Jesus Symbolized as a Stone Having Seven Eyes
Now let’s look at an Old Testament scripture that refers to Jesus as both the Branch and the Stone having the seven eyes in Zechariah chapter three: “…behold, I will bring forth my servant the BRANCH. For behold the stone that I have laid before Joshua; upon one stone shall be seven eyes…” (Zec. 3:8–9).
The symbolism in these verses refer to the two-fold calling of Jesus as both high priest and king. The word Branch is a title referring to Messiah’s calling as king, and the word Stone is a title referring to Messiah’s calling as high priest. (See also Jer. 23:5; Isa. 11:1; Eph. 2:20; Matt. 21:42; Ps. 118:22, Isa. 28:16; 1 Peter 2:6.) Let’s focus on verse nine: “For behold the stone that I have laid before Joshua; upon one stone shall be seven eyes….” The Stone with seven eyes standing before Joshua was the preincarnate Christ.

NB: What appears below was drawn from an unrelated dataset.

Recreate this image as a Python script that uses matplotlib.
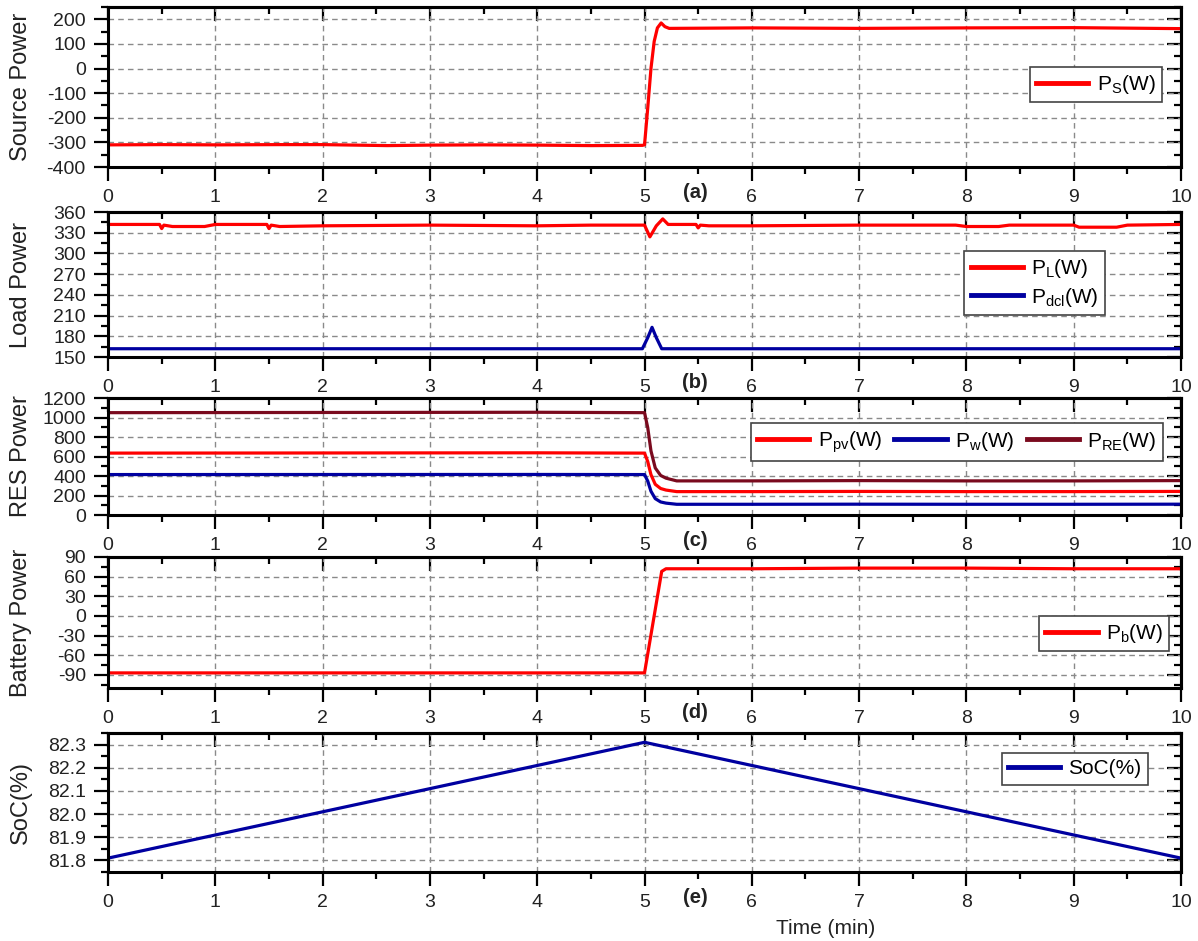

So when we see in Revelation the Lamb having the seven eyes and in Zechariah the Stone having the seven eyes, we are being told Jesus, the Messiah, is anointed with the Holy Spirit.
The Holy Spirit Is…
In conclusion, if we look again at the phrase in Revelation 5:6, we’ll see something special in the symbolism: “…having seven horns and seven eyes, which are the seven Spirits of God sent forth into all the earth.” The number seven is a perfect number that symbolizes completeness, fullness. The seven horns are a symbol of power and authority. The seven eyes are a symbol of all knowing and wisdom. The phrase “sent forth into all the earth” is an expression of being present everywhere. This small verse of scripture is a reflection of the famous Christian adage that says:
God is omnipotent (meaning God is all powerful—horns).
God is omniscient (meaning God is all knowing—eyes).
God is omnipresent (meaning God is present everywhere—spirits sent forth into all the earth).